In this context I provided some more details on FB yesterday and today which I'm posting here (edited extract):
This discussion (on FB) started thus "is Central Banking also against classical liberalism?"
One way to think of it is that central banking was started mainly to fund the British parliament/king in 1694. Second, it was one of the 10 pillars of communism in Marx's Communist Manifesto. It is therefore a statist enterprise. While early classical liberals do not seem to have spent too much time discussing the problem of central banking, later thought moved towards the view that central banking is an undesirable enterprise. Many successful models of private banking exist across the world. Recently, George Selgin has explained these at some length.
I believe that the key to sound money is private banking (including note issue) that works under state regulation and prudential supervision. This issue, however, is not "do or die" issue in the first instance. There are 100s of policies that need to be implemented to improve things in India, and these can be done by having a far more independent central bank.
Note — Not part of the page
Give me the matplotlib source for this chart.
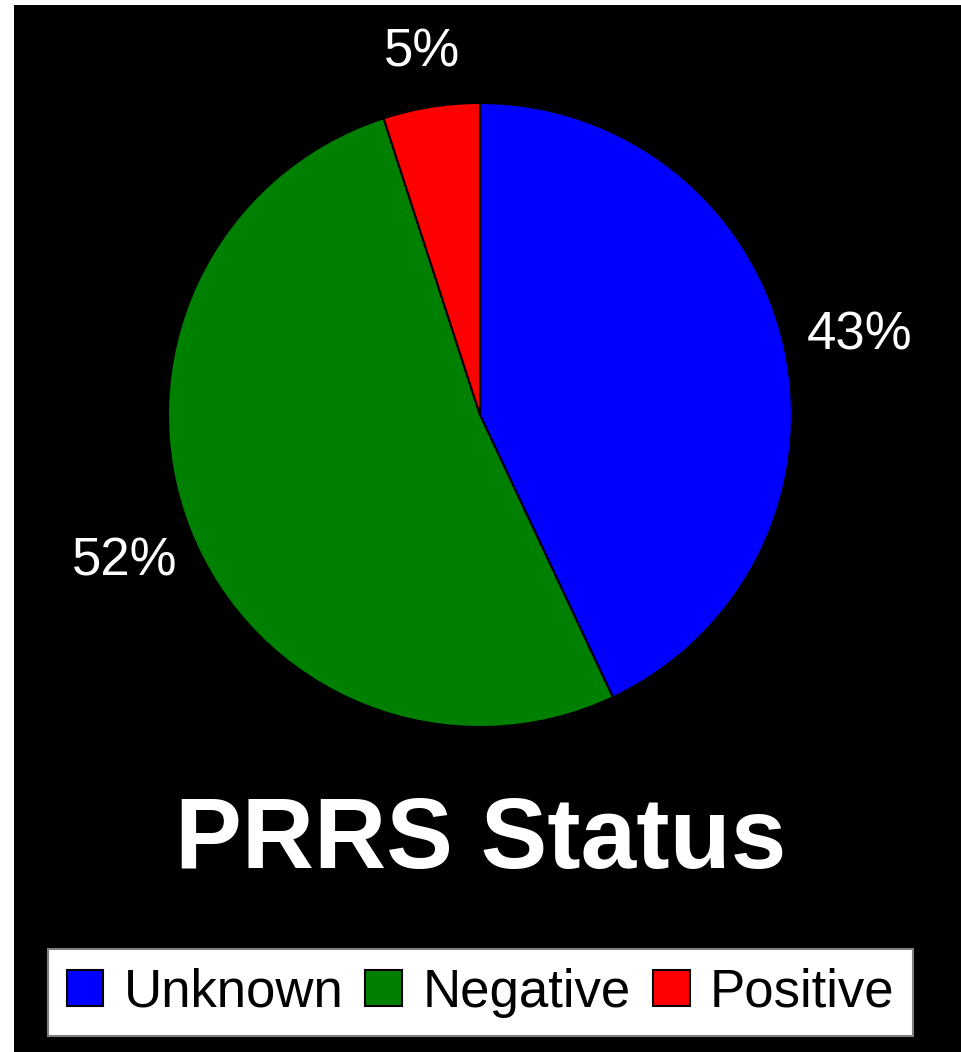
import matplotlib
matplotlib.use("Agg")
import numpy as np
import matplotlib.pyplot as plt
from matplotlib.patches import Rectangle

labels = ["Unknown", "Negative", "Positive"]
values = [43, 52, 5]
colors = ["#0000FF", "#008000", "#FF0000"]
title = "PRRS Status"
label_dist = [1.245, 1.225, 1.195]  # outside-end label offsets

W, H = 961, 1052
fig = plt.figure(figsize=(W / 100, H / 100), dpi=100, facecolor="white")
plt.rcParams["font.family"] = ["Liberation Sans", "DejaVu Sans"]

# black panel (thin white strip on left and top)
fig.patches.append(Rectangle((14 / W, 0), 1 - 14 / W, 1 - 5 / H,
                             transform=fig.transFigure, facecolor="black",
                             edgecolor="none", zorder=-5))

# pie axes: centre (480, 415), radius 312 px
r = 312
ax = fig.add_axes([(480 - r) / W, 1 - (415 + r) / H, 2 * r / W, 2 * r / H])
ax.set_zorder(2)
ax.set_facecolor("none")
wedges, texts, autotexts = ax.pie(values, colors=colors, startangle=90, counterclock=False,
                                  autopct="%1.0f%%", pctdistance=1.23, radius=1,
                                  wedgeprops=dict(edgecolor="black", linewidth=1.5))
for w, t, d in zip(wedges, autotexts, label_dist):
    mid = np.deg2rad((w.theta1 + w.theta2) / 2)
    t.set_position((d * np.cos(mid), d * np.sin(mid)))
    t.set_color("white")
    t.set_fontsize(38)
    t.set_va("center_baseline")
ax.set_xlim(-1, 1)
ax.set_ylim(-1, 1)
ax.axis("off")

fig.text(0.5, 1 - 868 / H, title, ha="center", va="baseline", color="white",
         fontsize=72, fontweight="bold", zorder=3,
         family=["Liberation Sans Narrow", "Liberation Sans", "DejaVu Sans"])

leg = fig.legend(wedges, labels, loc="center", bbox_to_anchor=(0.5, 1 - 992.5 / H),
                 ncol=3, fontsize=38, frameon=True, fancybox=False, framealpha=1,
                 handlelength=0.7, handleheight=0.66, handletextpad=0.38,
                 columnspacing=0.42, borderpad=0.35, borderaxespad=0)
leg.set_zorder(3)
leg.get_frame().set_facecolor("white")
leg.get_frame().set_edgecolor("#808080")
leg.get_frame().set_linewidth(1.5)
for h in leg.legend_handles:
    h.set_edgecolor("black")
    h.set_linewidth(1.5)

fig.savefig("out.png", dpi=100, facecolor="white")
Once these policies are settled and embedded (three years), the last step would be denationalisation of money.
The main thing in the first instance (in relation to money) would be significantly greater independence of Reserve Bank. We should avoid opening all reform fronts at the same time. There has to be a pathway to reform, and denationalisation of money (including appropriate gold standard backing) would sensibly be part of the second phase of reforms.
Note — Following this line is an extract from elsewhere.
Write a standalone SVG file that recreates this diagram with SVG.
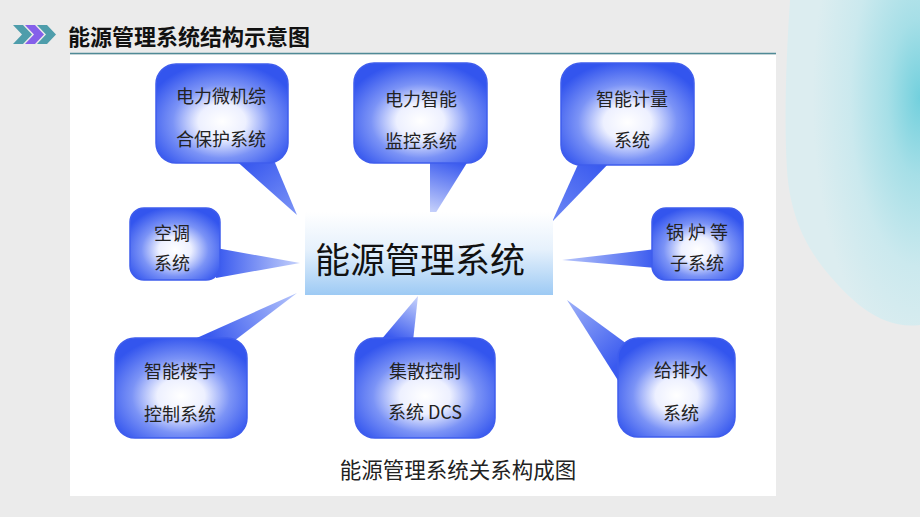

Theoretically, assuming a central bank is totally independent it can mimic the competitive market in money by issuing only the 'right' amount of money. That theory is, of course, flawed on many grounds, including the fact that there is no real market for note issue through this process, so the central bank will invariably get it wrong.
However, many countries (particularly Australia/NZ) have made their central banks over the past three decades truly independent and also totally floated their currency. This method yields a decent approximation of denationalised money.
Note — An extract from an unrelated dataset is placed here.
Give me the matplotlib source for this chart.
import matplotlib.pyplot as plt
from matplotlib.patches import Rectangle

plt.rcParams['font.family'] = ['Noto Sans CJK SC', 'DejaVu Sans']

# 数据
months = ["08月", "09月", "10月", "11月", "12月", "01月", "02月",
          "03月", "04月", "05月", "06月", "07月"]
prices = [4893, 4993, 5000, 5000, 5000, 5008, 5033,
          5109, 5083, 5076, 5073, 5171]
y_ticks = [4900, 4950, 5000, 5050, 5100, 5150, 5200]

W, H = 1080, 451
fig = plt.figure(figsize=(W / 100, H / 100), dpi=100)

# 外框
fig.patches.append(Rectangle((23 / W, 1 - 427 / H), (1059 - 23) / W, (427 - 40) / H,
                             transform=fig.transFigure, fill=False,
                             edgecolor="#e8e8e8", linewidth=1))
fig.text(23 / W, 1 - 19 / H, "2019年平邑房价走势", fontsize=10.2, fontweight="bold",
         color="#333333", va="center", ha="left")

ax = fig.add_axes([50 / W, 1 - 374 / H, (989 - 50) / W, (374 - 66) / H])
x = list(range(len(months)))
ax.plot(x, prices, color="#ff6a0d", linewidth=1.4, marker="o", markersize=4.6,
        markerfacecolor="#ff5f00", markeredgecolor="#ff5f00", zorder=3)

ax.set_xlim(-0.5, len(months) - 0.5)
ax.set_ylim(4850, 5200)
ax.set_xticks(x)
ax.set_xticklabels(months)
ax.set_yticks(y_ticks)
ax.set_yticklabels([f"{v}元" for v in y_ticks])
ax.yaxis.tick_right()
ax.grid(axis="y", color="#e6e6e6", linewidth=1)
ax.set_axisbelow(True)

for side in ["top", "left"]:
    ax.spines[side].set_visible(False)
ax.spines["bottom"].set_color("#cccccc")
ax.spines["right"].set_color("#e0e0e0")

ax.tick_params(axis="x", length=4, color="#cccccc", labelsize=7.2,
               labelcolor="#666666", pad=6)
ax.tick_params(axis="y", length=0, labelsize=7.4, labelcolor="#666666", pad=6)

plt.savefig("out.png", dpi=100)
I think, therefore, in the first instance this is the best way to create sound money as a transitional step (i.e. in the first three years). In the meanwhile the practicalities of empowering, say, three big banks to issue money backed by gold convertibility can be tested, and based on agreement on details these three allowed to issue in the first tranche. That will yield a real life test of four different moneys in India. If the experiment is well designed, and if it works well (the market will tell, not any of us), then any number of other banks can be allowed the capacity to issue money and let all moneys compete.
From a comment on an FTI internal conversation:
Theoretically you don't need gold backing to 'make' currency work. All you need is a counterfeit proof object that is limited in quantity. However, because there is no known way by which a central bank can limit quantity sensibly, and because markets (with billions of people) do this best through their own individual decisions), therefore private money is best – subject to dealing with the risks such money might create.
As indicated, a staged progression towards private money, with people deciding which currency to choose (private/ government), is best. Once they are happy with private money, the government should step out.